I split up with my co-parent & partner of almost 13 years at the end of 2019. We couldn’t divide the household right away due to money issues, & then Covid hit. I finally took the leap & moved into my own place in July. This is the first time I’ve lived alone in over ten years (though I do have primary custody, so our daughter is with me five days a week) & it’s just as awesome as I remembered. I’m pretty introverted so I love having my own space. & although my apartment is a bit strange (the landlord is a rabid Trump supporter, which is pretty unusual in lefty Portland; he owns the whole block & has named it “Hank Reardon Plaza,” after a character from Ayn Rand’s “Atlas Shrugged”–also, the only heat source is a huge vintage gas furnace in the corner of the living room), I am living my dream of living upstairs from a shop in a busy urban commercial area. I am pretty agoraphobic, leaving my house is a huge source of stress & anxiety. It’s really hard for me to do basic things like go to the grocery store or school pick-up & drop-off (when school was still happening in person). Living in a mixed use area really helps. It’s strangly a lot easier for me to cope with going outside when all I have to do is step out my front door to be right in the middle of a bunch of shops, restaurants, food carts, etc. Even on days when I can’t handle going outside, I have huge floor-to-ceiling windows in my living room that overlook the street, so I can watch cars & people going by, check out the comings & goings at the bike shop, & keep an eye on the Little Free Pantry that was just installed across the street. I also have a double living room, & I use half of it as a sewing space. It includes a nook that was perhaps at some point a large closet, though it has a window & no door. It’s the perfect size for my sewing table, & there’s plenty of space for my extra sewing machines & dressers full of fabric too. Don’t go thinking it’s large because it’s not. It’s maybe 5′ by 4′. I make ample use of the vertical space. But I can tuck myself away in there with my machine & sew, & it feels very cozy, but still enables me to keep an eye on my daughter when she’s here.

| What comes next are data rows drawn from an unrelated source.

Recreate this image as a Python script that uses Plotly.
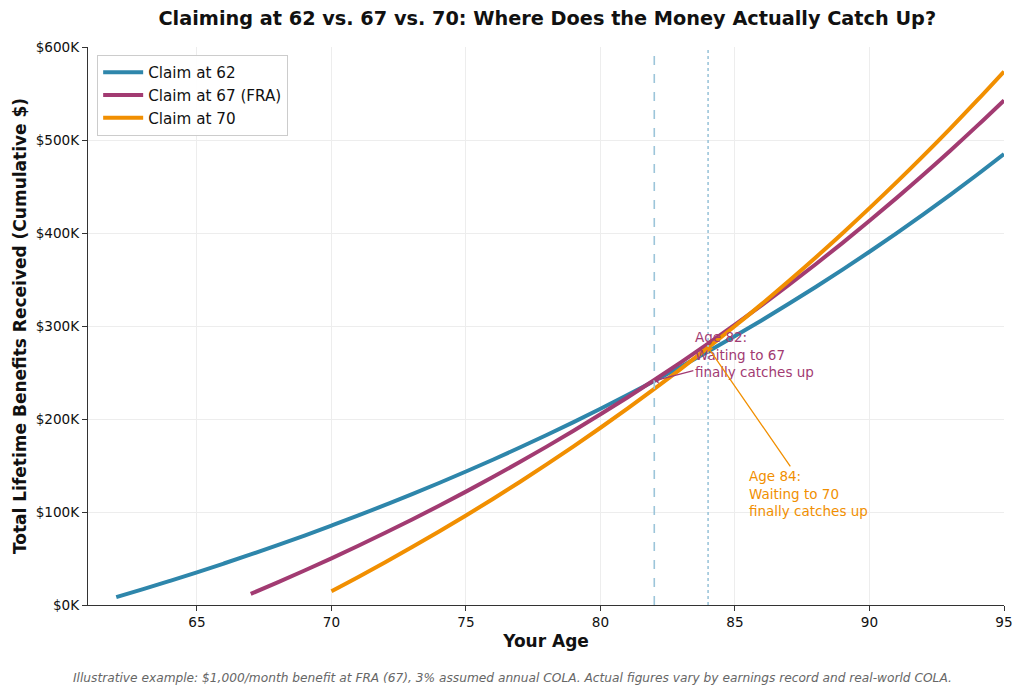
import plotly.graph_objects as go

ages_62 = list(range(62, 96))
cum_62 = [8400, 17052, 25964, 35142, 44597, 54335, 64365, 74696, 85336, 96297,
          107585, 119213, 131189, 143525, 156231, 169318, 182797, 196681, 210982, 225711,
          240883, 256509, 272604, 289182, 306258, 323846, 341961, 360620, 379838, 399633,
          420022, 441023, 462654, 484933]

ages_67 = list(range(67, 96))
cum_67 = [12000, 24360, 37091, 50204, 63710, 77621, 91950, 106708, 121909, 137567,
          153694, 170304, 187413, 205036, 223187, 241883, 261139, 280973, 301402, 322445,
          344118, 366441, 389435, 413118, 437511, 462637, 488517, 515171, 542626]

ages_70 = list(range(70, 96))
cum_70 = [14880, 30206, 45993, 62252, 79000, 96250, 114017, 132318, 151167, 170583,
          190580, 211177, 232393, 254244, 276750, 299934, 323813, 348407, 373739, 399831,
          426707, 454388, 482900, 512268, 542515, 573669]

series_names = ["Claim at 62", "Claim at 67 (FRA)", "Claim at 70"]
colors = ["#2E86AB", "#A23B72", "#F18F01"]

y_tickvals = [0, 100000, 200000, 300000, 400000, 500000, 600000]
y_ticktext = ["$0K", "$100K", "$200K", "$300K", "$400K", "$500K", "$600K"]
x_tickvals = [65, 70, 75, 80, 85, 90, 95]

breakeven_67 = 82
breakeven_70 = 84
breakeven_67_value = 241000
breakeven_70_value = 277000

font_family = "DejaVu Sans"

fig = go.Figure()
for ages, vals, name, col in zip([ages_62, ages_67, ages_70], [cum_62, cum_67, cum_70], series_names, colors):
    fig.add_trace(go.Scatter(x=ages, y=vals, mode="lines", name=name,
                             line=dict(color=col, width=4, shape="spline")))

fig.add_shape(type="line", xref="x", yref="paper", x0=breakeven_67, x1=breakeven_67, y0=0, y1=1,
              line=dict(color="#9cc5da", width=1.6, dash="dash"), layer="above")
fig.add_shape(type="line", xref="x", yref="paper", x0=breakeven_70, x1=breakeven_70, y0=0, y1=1,
              line=dict(color="#9cc5da", width=1.6, dash="dot"), layer="above")

fig.add_annotation(x=breakeven_67, y=breakeven_67_value, xref="x", yref="y",
                   ax=85.72, ay=269000, axref="x", ayref="y",
                   text="Age 82:<br>Waiting to 67<br>finally catches up", align="left",
                   font=dict(family=font_family, size=13.5, color="#A23B72"),
                   showarrow=True, arrowhead=1, arrowsize=1, arrowwidth=1.3, arrowcolor="#A23B72")
fig.add_annotation(x=breakeven_70, y=breakeven_70_value, xref="x", yref="y",
                   ax=87.75, ay=120000, axref="x", ayref="y",
                   text="Age 84:<br>Waiting to 70<br>finally catches up", align="left",
                   font=dict(family=font_family, size=13.5, color="#F18F01"),
                   showarrow=True, arrowhead=1, arrowsize=1, arrowwidth=1.3, arrowcolor="#F18F01")

fig.add_annotation(x=0.463, y=-0.13, xref="paper", yref="paper", showarrow=False,
                   text="<i>Illustrative example: $1,000/month benefit at FRA (67), 3% assumed annual COLA. Actual figures vary by earnings record and real-world COLA.</i>",
                   font=dict(family=font_family, size=12.2, color="#666666"), xanchor="center", yanchor="middle")

fig.update_layout(
    width=1008, height=678,
    margin=dict(l=80, r=12, t=39, b=81, autoexpand=False),
    paper_bgcolor="white", plot_bgcolor="white",
    font=dict(family=font_family, size=13.6, color="#111111"),
    title=dict(text="<b>Claiming at 62 vs. 67 vs. 70: Where Does the Money Actually Catch Up?</b>",
               x=0.535, xanchor="center", y=0.985, yanchor="middle",
               font=dict(family=font_family, size=19.3, color="#111111")),
    showlegend=True,
    legend=dict(x=0.01, y=0.986, xanchor="left", yanchor="top", itemwidth=40,
                bgcolor="rgba(255,255,255,0.9)", bordercolor="#cccccc", borderwidth=1,
                font=dict(family=font_family, size=15.2)),
    xaxis=dict(range=[60.95, 95], tickvals=x_tickvals, showgrid=True, gridcolor="#ededed", gridwidth=1,
               zeroline=False, showline=True, linecolor="#333333", linewidth=1.2,
               ticks="outside", ticklen=5, tickcolor="#333333", automargin=False,
               title=dict(text="<b>Your Age</b>", font=dict(family=font_family, size=17), standoff=5)),
    yaxis=dict(range=[0, 600000], tickvals=y_tickvals, ticktext=y_ticktext, showgrid=True,
               gridcolor="#ededed", gridwidth=1, zeroline=False, showline=True, linecolor="#333333",
               linewidth=1.2, ticks="outside", ticklen=5, tickcolor="#333333", automargin=False,
               title=dict(text="<b>Total Lifetime Benefits Received (Cumulative $)</b>",
                          font=dict(family=font_family, size=17), standoff=4)),
)

fig.write_html("out.html")
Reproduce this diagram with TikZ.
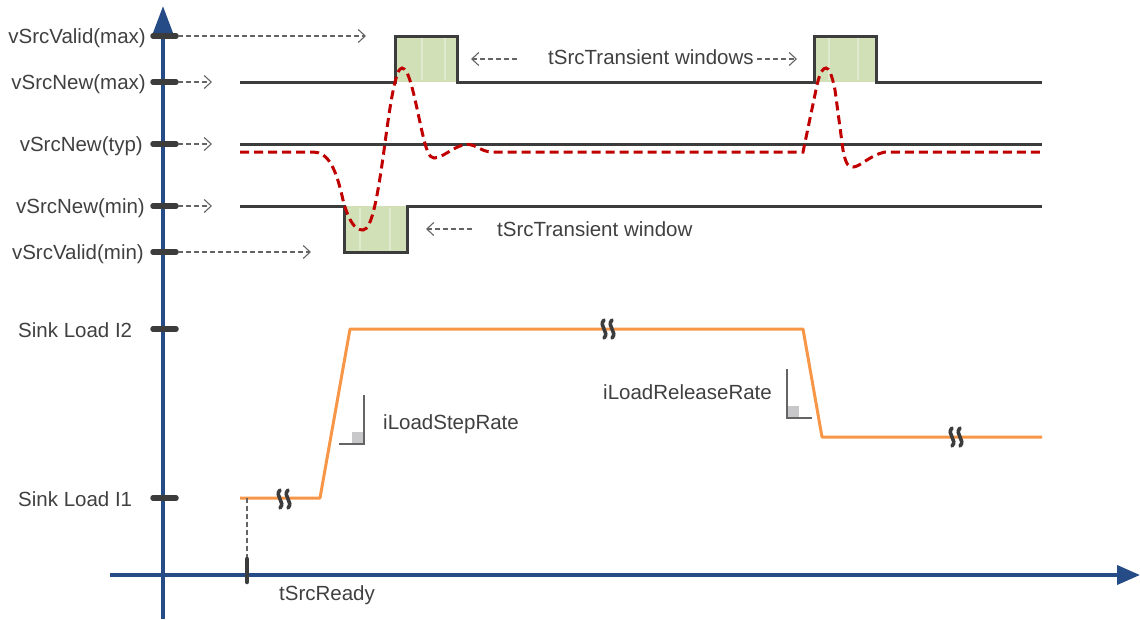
\documentclass[tikz,border=0pt]{standalone}
\usepackage{fontspec}
\setmainfont{Liberation Sans}
\usetikzlibrary{arrows.meta}
\definecolor{axisblue}{RGB}{37,76,135}
\definecolor{txt}{RGB}{64,64,64}
\definecolor{sig}{RGB}{60,60,60}
\definecolor{wingreen}{RGB}{210,224,184}
\definecolor{redwave}{RGB}{192,0,0}
\definecolor{load}{RGB}{247,150,70}
\definecolor{guide}{RGB}{100,100,100}
\definecolor{rateicon}{RGB}{200,200,202}
\begin{document}
\begin{tikzpicture}[x=1pt,y=-1pt,
  lbl/.style={font=\fontsize{20.5}{24}\selectfont, text=txt, inner sep=0pt},
  tickmark/.style={line width=5.5pt, draw=sig, line cap=round},
  axisline/.style={draw=axisblue, line width=3.8pt},
  guidearrow/.style={draw=guide, line width=1.1pt, dash pattern=on 5pt off 3pt, -{Straight Barb[length=7pt,width=13pt,line width=1.1pt]}},
  sigline/.style={draw=sig, line width=3pt, line join=miter},
  wavecurve/.style={draw=redwave, line width=3pt, dash pattern=on 9pt off 5pt},
  loadline/.style={draw=load, line width=3pt, line join=round},
  stripe/.style={draw=white, opacity=0.35, line width=2pt},
  iconline/.style={draw=guide, line width=1.2pt},
  brk/.pic={\draw[sig, line width=3.6pt, line cap=round] (-4,-9) .. controls (-10,-3) and (2,3) .. (-4,9);
            \draw[sig, line width=3.6pt, line cap=round] (4,-9) .. controls (-2,-3) and (10,3) .. (4,9);}
]
\useasboundingbox (0,0) rectangle (1140,619);

% green windows
\fill[wingreen] (395,36) rectangle (457,82);
\fill[wingreen] (814,36) rectangle (876,82);
\fill[wingreen] (344,206) rectangle (407,252);
\draw[stripe] (422,38) -- (422,80); \draw[stripe] (445,38) -- (445,80);
\draw[stripe] (829,38) -- (829,80); \draw[stripe] (858,38) -- (858,80);
\draw[stripe] (360,208) -- (360,250); \draw[stripe] (390,208) -- (390,250);

% axes
\coordinate (ybot) at (163,619);
\coordinate (ytop) at (163,6);
\coordinate (xl) at (110,575);
\coordinate (xr) at (1140,575);
\draw[axisline, -{Triangle[length=27pt,width=19pt]}] (ybot) -- (ytop);
\draw[axisline, -{Triangle[length=23pt,width=19pt]}] (xl) -- (xr);

% ticks and labels
\foreach \nm/\yy in {vmaxv/36, vmaxn/82, vtyp/144, vminn/206, vminv/252, ltwo/329, lone/498} {
  \draw[tickmark] (153,\yy) -- (176,\yy);
  \coordinate (t\nm) at (178,\yy);
}
\node[lbl, anchor=base east] (Lvmaxv) at (146,43.5) {vSrcValid(max)};
\node[lbl, anchor=base east] (Lvmaxn) at (146,89.5) {vSrcNew(max)};
\node[lbl, anchor=base east] (Lvtyp) at (143,151.5) {vSrcNew(typ)};
\node[lbl, anchor=base east] (Lvminn) at (145,213.5) {vSrcNew(min)};
\node[lbl, anchor=base east] (Lvminv) at (144,259.5) {vSrcValid(min)};
\node[lbl, anchor=base west] (Lltwo) at (18,337) {Sink Load I2};
\node[lbl, anchor=base west] (Llone) at (18,506) {Sink Load I1};

% guide arrows from ticks
\coordinate (avmaxv) at (366,36);
\coordinate (avmaxn) at (212,82);
\coordinate (avtyp) at (212,144);
\coordinate (avminn) at (212,206);
\coordinate (avminv) at (311,252);
\draw[guidearrow] (tvmaxv) -- (avmaxv);
\draw[guidearrow] (tvmaxn) -- (avmaxn);
\draw[guidearrow] (tvtyp) -- (avtyp);
\draw[guidearrow] (tvminn) -- (avminn);
\draw[guidearrow] (tvminv) -- (avminv);

% voltage limit lines
\draw[sigline] (240,82) -- (395,82) -- (395,36) -- (457,36) -- (457,82) -- (814,82) -- (814,36) -- (876,36) -- (876,82) -- (1042,82);
\draw[sigline] (240,144) -- (1042,144);
\draw[sigline] (240,206) -- (344,206) -- (344,252) -- (407,252) -- (407,206) -- (1042,206);

% transient waveform
\draw[wavecurve] (240,152) -- (313,152)
  .. controls (328,152) and (336,168) .. (343,200)
  .. controls (349,222) and (355,230) .. (363,230)
  .. controls (372,230) and (378,195) .. (385,143)
  .. controls (391,98) and (396,68) .. (402,68)
  .. controls (409,68) and (414,95) .. (421,127)
  .. controls (426,150) and (429,158) .. (434,158)
  .. controls (442,158) and (452,148) .. (463,145)
  .. controls (475,142) and (480,152) .. (492,152)
  -- (803,152) -- (817,85)
  .. controls (820,72) and (823,68) .. (826,68)
  .. controls (829,68) and (832,75) .. (835,90)
  -- (843,150)
  .. controls (846,166) and (849,167) .. (853,167)
  .. controls (860,167) and (870,155) .. (885,152)
  -- (1042,152);

% window labels
\node[lbl, anchor=base west] (tw) at (548,64) {tSrcTransient windows};
\coordinate (twls) at (517,59);
\coordinate (twl) at (471,59);
\coordinate (twrs) at (757,59);
\coordinate (twr) at (797,59);
\draw[guidearrow] (twls) -- (twl);
\draw[guidearrow] (twrs) -- (twr);
\node[lbl, anchor=base west] (tw1) at (497,236) {tSrcTransient window};
\coordinate (tw1s) at (472,229);
\coordinate (tw1l) at (426,229);
\draw[guidearrow] (tw1s) -- (tw1l);

% load current
\draw[loadline] (240,498) -- (320,498) -- (350,329) -- (803,329) -- (822,437) -- (1042,437);
\pic at (284,499) {brk};
\pic at (608,329) {brk};
\pic at (956,437) {brk};

% rate icons
\fill[rateicon] (352,432) rectangle (364,444);
\draw[iconline] (364,395) -- (364,444) -- (339,444);
\node[lbl, anchor=base west] (step) at (383,429) {iLoadStepRate};
\fill[rateicon] (787,406) rectangle (799,418);
\draw[iconline] (787,369) -- (787,418) -- (812,418);
\node[lbl, anchor=base west] (rel) at (603,399) {iLoadReleaseRate};

% tSrcReady
\coordinate (rdtop) at (247,498);
\coordinate (rdtick) at (247,559);
\coordinate (rdbot) at (247,582);
\draw[guide, line width=1.1pt, dash pattern=on 5pt off 3pt] (rdtop) -- (rdtick);
\draw[tickmark, line width=4.5pt] (rdtick) -- (rdbot);
\node[lbl, anchor=base west] (ready) at (279,600) {tSrcReady};
\end{tikzpicture}
\end{document}
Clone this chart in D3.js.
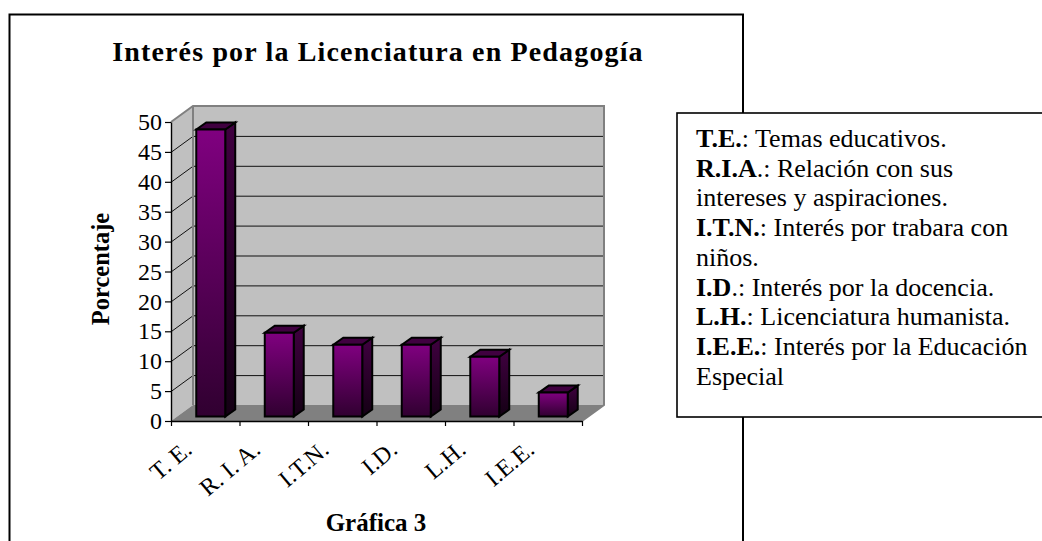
<!DOCTYPE html>
<html><head><meta charset="utf-8">
<script src="https://cdnjs.cloudflare.com/ajax/libs/d3/7.8.5/d3.min.js"></script>
<style>html,body{margin:0;padding:0;background:#fff;overflow:hidden}svg{display:block}text{font-family:"Liberation Serif",serif;fill:#000}</style>
</head><body><svg id="c" width="1042" height="541"></svg>
<script>
const categories = ["T. E.","R. I. A.","I.T.N.","I.D.","L.H.","I.E.E."];
const values = [48,14,12,12,10,4];
const yTicks = [0,5,10,15,20,25,30,35,40,45,50];
const titleText = "Interés por la Licenciatura en Pedagogía";
const yLabel = "Porcentaje";
const xLabel = "Gráfica 3";
const noteLines = [
 [["T.E.",1],[": Temas educativos.",0]],
 [["R.I.A",1],[".: Relación con sus",0]],
 [["intereses y aspiraciones.",0]],
 [["I.T.N.",1],[": Interés por trabara con",0]],
 [["niños.",0]],
 [["I.D",1],[".: Interés por la docencia.",0]],
 [["L.H.",1],[": Licenciatura humanista.",0]],
 [["I.E.E.",1],[": Interés por la Educación",0]],
 [["Especial",0]]
];

const svg = d3.select("#c");
const defs = svg.append("defs");
function grad(id,a,b){const g=defs.append("linearGradient").attr("id",id).attr("x1",0).attr("y1",0).attr("x2",0).attr("y2",1);
 g.append("stop").attr("offset","0%").attr("stop-color",a);g.append("stop").attr("offset","100%").attr("stop-color",b);}
grad("front","#800080","#300030");grad("side","#400040","#140014");

// outer chart frame
svg.append("path").attr("d","M9.5,541V14.5H743V541").attr("fill","none").attr("stroke","#000").attr("stroke-width",2);

const x0=171,x1=582,yB=421,yT=122,dx=22,dy=-16;
const y=d3.scaleLinear().domain([0,50]).range([yB,yT]);
const xEdge=d3.scaleLinear().domain([0,categories.length]).range([x0,x1]);
const xBand=d3.scaleBand().domain(categories).range([x0,x1]).paddingInner(0.577).paddingOuter(0.2885);
const g=svg.append("g");
const pts=a=>a.map(p=>p.join(",")).join(" ");
// walls
g.append("polygon").attr("points",pts([[x0+dx,yT+dy],[x1+dx,yT+dy],[x1+dx,yB+dy],[x0+dx,yB+dy]])).attr("fill","#c0c0c0");
g.append("polygon").attr("points",pts([[x0,yT],[x0+dx,yT+dy],[x0+dx,yB+dy],[x0,yB]])).attr("fill","#c0c0c0");
g.append("polygon").attr("points",pts([[x0,yB],[x0+dx,yB+dy],[x1+dx,yB+dy],[x1,yB]])).attr("fill","#808080");
// gridlines
g.selectAll(".gl").data(yTicks.filter(d=>d>0&&d<50)).join("path").attr("fill","none").attr("stroke","#111").attr("stroke-width",1)
 .attr("d",d=>`M${x0},${y(d)+.5}L${x0+dx},${y(d)+dy+.5}H${x1+dx}`);
// wall edges
g.append("path").attr("fill","none").attr("stroke","#808080").attr("stroke-width",2)
 .attr("d",`M${x0},${yT}L${x0+dx},${yT+dy}H${x1+dx}V${yB+dy}L${x1},${yB}M${x0+dx},${yT+dy}V${yB+dy}`);
// bars
const ox=5.5,oy=-4.5,bdx=10,bdy=-7;
const bars=g.selectAll(".bar").data(categories.map((c,i)=>({c,v:values[i]}))).join("g");
bars.each(function(d){
 const s=d3.select(this),l=xBand(d.c)+ox,r=l+xBand.bandwidth(),t=y(d.v)+oy,b=y(0)+oy;
 const st={stroke:"#000","stroke-width":2,"stroke-linejoin":"miter"};
 const add=(p,f)=>{const e=s.append("polygon").attr("points",pts(p)).attr("fill",f);Object.entries(st).forEach(([k,v])=>e.attr(k,v));};
 add([[r,t],[r+bdx,t+bdy],[r+bdx,b+bdy],[r,b]],"url(#side)");
 add([[l,t],[l+bdx,t+bdy],[r+bdx,t+bdy],[r,t]],"#400040");
 add([[l,t],[r,t],[r,b],[l,b]],"url(#front)");
});
// y axis
const ya=svg.append("g").attr("transform",`translate(${x0},0)`).call(d3.axisLeft(y).tickValues(yTicks).tickSize(6).tickSizeOuter(0).tickPadding(3));
ya.select(".domain").attr("stroke","#000").attr("stroke-width",1.4);
ya.selectAll(".tick line").attr("stroke","#000").attr("stroke-width",1.2);
ya.selectAll("text").attr("font-size",24).attr("font-family","Liberation Serif").attr("fill","#000");
// x axis
const xa=svg.append("g").attr("transform",`translate(0,${yB})`).call(d3.axisBottom(xEdge).tickValues(d3.range(categories.length+1)).tickSize(5).tickSizeOuter(0).tickFormat(""));
xa.select(".domain").attr("stroke","#000").attr("stroke-width",1.4);
xa.selectAll(".tick line").attr("stroke","#000").attr("stroke-width",1.2);
// x labels
svg.selectAll(".xl").data(categories).join("text").attr("text-anchor","end").attr("font-size",24)
 .attr("transform",d=>`translate(${xBand(d)+xBand.bandwidth()/2-12},452) rotate(-40)`).text(d=>d);
// titles
svg.append("text").attr("x",378).attr("y",61).attr("text-anchor","middle").attr("font-weight","bold").attr("font-size",28).attr("letter-spacing",1.15).text(titleText);
svg.append("text").attr("transform","translate(109,269) rotate(-90)").attr("text-anchor","middle").attr("font-weight","bold").attr("font-size",24.5).text(yLabel);
svg.append("text").attr("x",376).attr("y",531).attr("text-anchor","middle").attr("font-weight","bold").attr("font-size",25).text(xLabel);
// note box
svg.append("rect").attr("x",677).attr("y",113).attr("width",375).attr("height",304).attr("fill","#fff").attr("stroke","#000").attr("stroke-width",1.6);
const nt=svg.append("g");
noteLines.forEach((ln,i)=>{const t=nt.append("text").attr("x",696).attr("y",147+i*29.7).attr("font-size",26);
 ln.forEach(([s,b])=>t.append("tspan").attr("font-weight",b?"bold":"normal").text(s));});
</script></body></html>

It’s really been the little things this year. I am unendingly grateful we got to spend January visiting family in Europe, as in Australia our government has closed the borders, so you need a permit to leave, there is no guarantee of a flight back, and you have to hotel quarantine for two weeks on return. Being able to spend that time with loved ones was precious.
Knitting. My mum destashed and I got lots of squishy woolly goodness as a result.
Frendships – one in particular, a woman whom I never would have thought would become a good friend has become one. I am lucky.
I’ve gotten really into crossword puzzles! There’s a bunch of cool women doing interesting things – Inkerator is a subscription of feminist puzzles, and Stella Zawistowski does free puzzles Wednesdays on toughasnails.net because she thinks even the hardest puzzles out there are not hard enough!
Whoa! Feminist puzzles?! Could you please share information about how to connect with that? I tried Google and could not locate Inkerator. Thanks!
So sorry! It’s Inkubator puzzles! https://inkubatorcrosswords.com/
https://inkubatorcrosswords.com/ sorry it’s Inkubator!
I really enjoyed this post! Living in perhaps the most isolated city in the world (Perth, Western Australia) has an upside – we have had zero community transmission but our borders have been firmly closed. My son got home from NYC by the skin of his teeth, which was lovely. I do worry about family and friends scattered round the world though, many of whom have had Covid.